#Article (Archive)

SHFGs trains 60 students on FGM and advocacy

Oct 31, 2016, 9:49 AM | Article By: Adam Jobe

Safe Hands for Girls (SHFGs), a youth organization, recently held a two-day training session for 60 students in the Greater Banjul Area on Female Genital Mutilation (FGM) and advocacy.

The training activity was aimed at creating awareness among students to know the health implications of FGM, and to advocate in their various schools and communities.

The coordinator for SHFGs, Mam Lisa Camara, said the training course was targeting students to enlighten them about the harm in FGM, and some of the ways forward in ending FGM in a generation.

She said students are expected to utilise what they have being trained on regarding FGM and advocacy, adding that they are the change makers in stopping the harmful practice.

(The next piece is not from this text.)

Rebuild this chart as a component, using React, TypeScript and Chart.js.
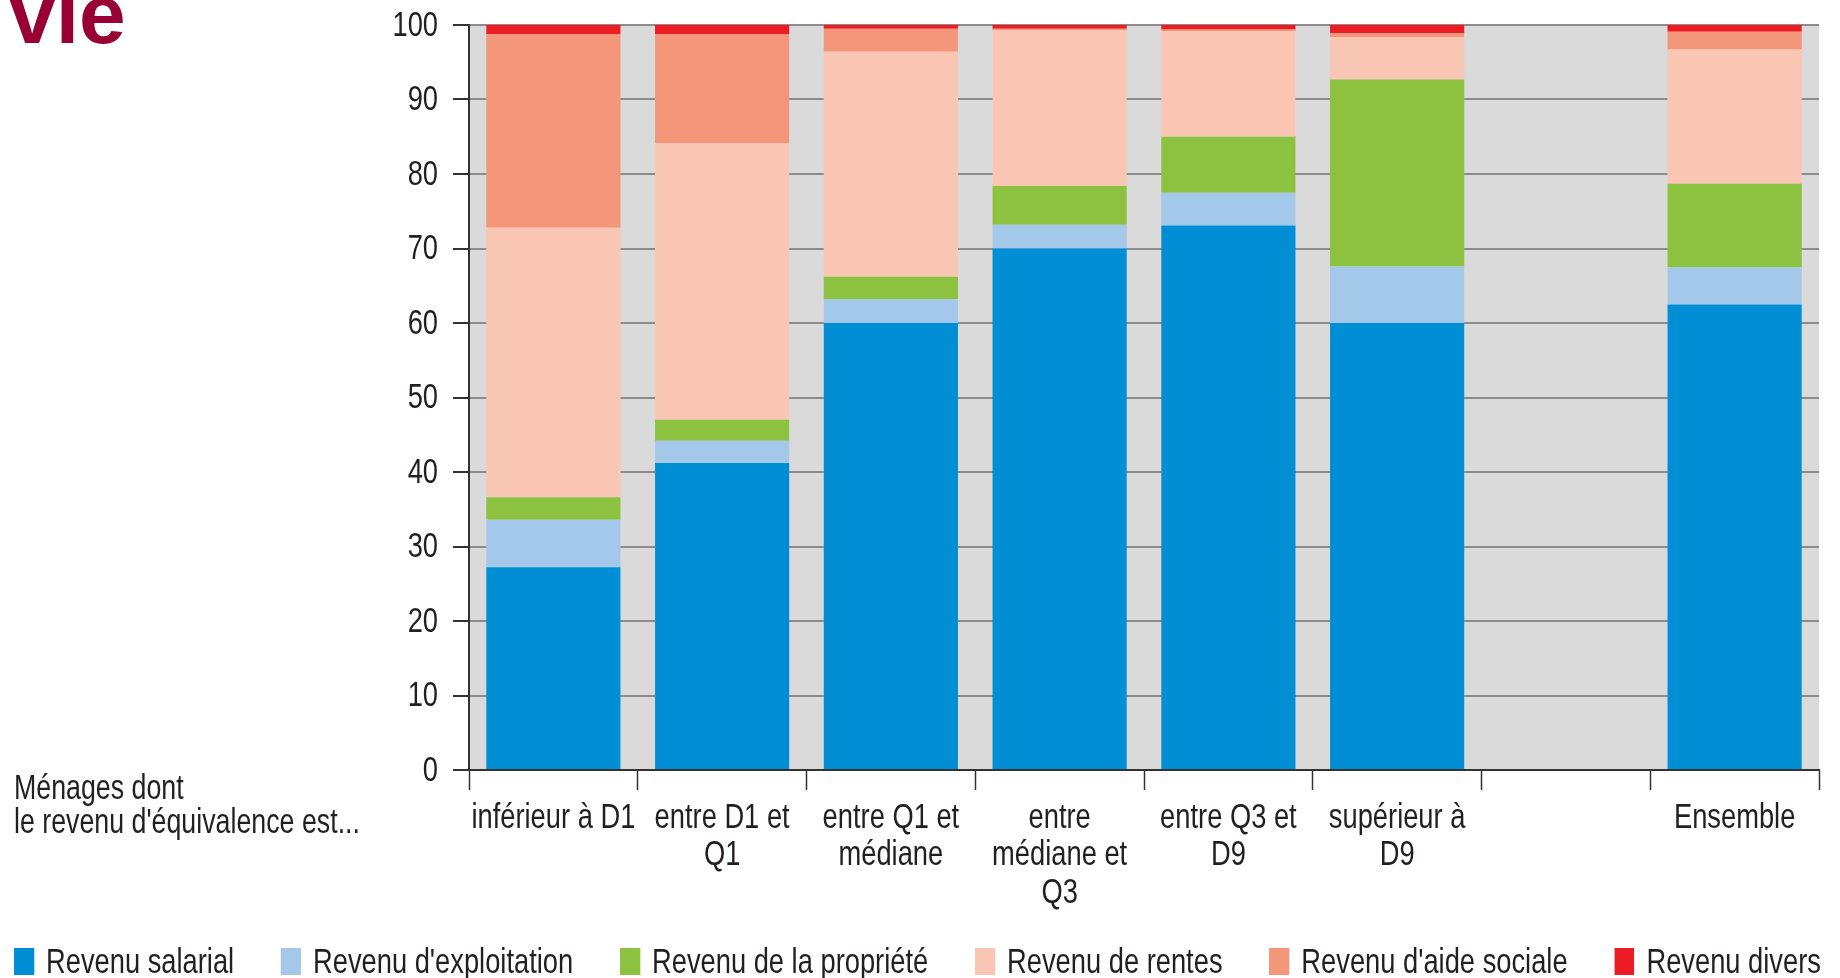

Speaking at the opening ceremony, held at the NaNA conference hall, Hayrullo Malikov, a special protection officer at UNICEF, emphasised the importance of children’s rights, especially in the issue of FGM, which he described as a human rights violation.

He said children and girls should be protected as they have rights like any other person, and need to be valued and protected.

 Malikov added that FGM is a practice which physically and psychologically affects the child’s wellbeing.

Mustapha Drammeh of MoBSE also elaborated on the effects of FGM in the lives of children and girls, and how it affects them mentally even in school.

“Many girls in some schools drop out of school due to the severe complications which they cannot control.”

He called on students to make best use of the training course, and to sensitise their various communities in working towards ending FGM in The Gambia.

The Director of Social Welfare, Fanta Bai Secka, stressed the importance of involving students in such training activities to change the mindset of the community on issues regarding FGM, and to also inform them about the law governing FGM.

She said men should also be involved in the fight against FGM, even though the practice affects women, and to make them understand that there are health implications attached to FGM.

She urged the students to continue sensitising their communities and parents, adding that they should be having a dialogue with their peers and in the homes to help make FGM a thing of the past.

She thanked SHFGs for coming up with such initiatives in eradicating FGM, adding that her department would be willing to support them in any noble cause in the protection of girls and women.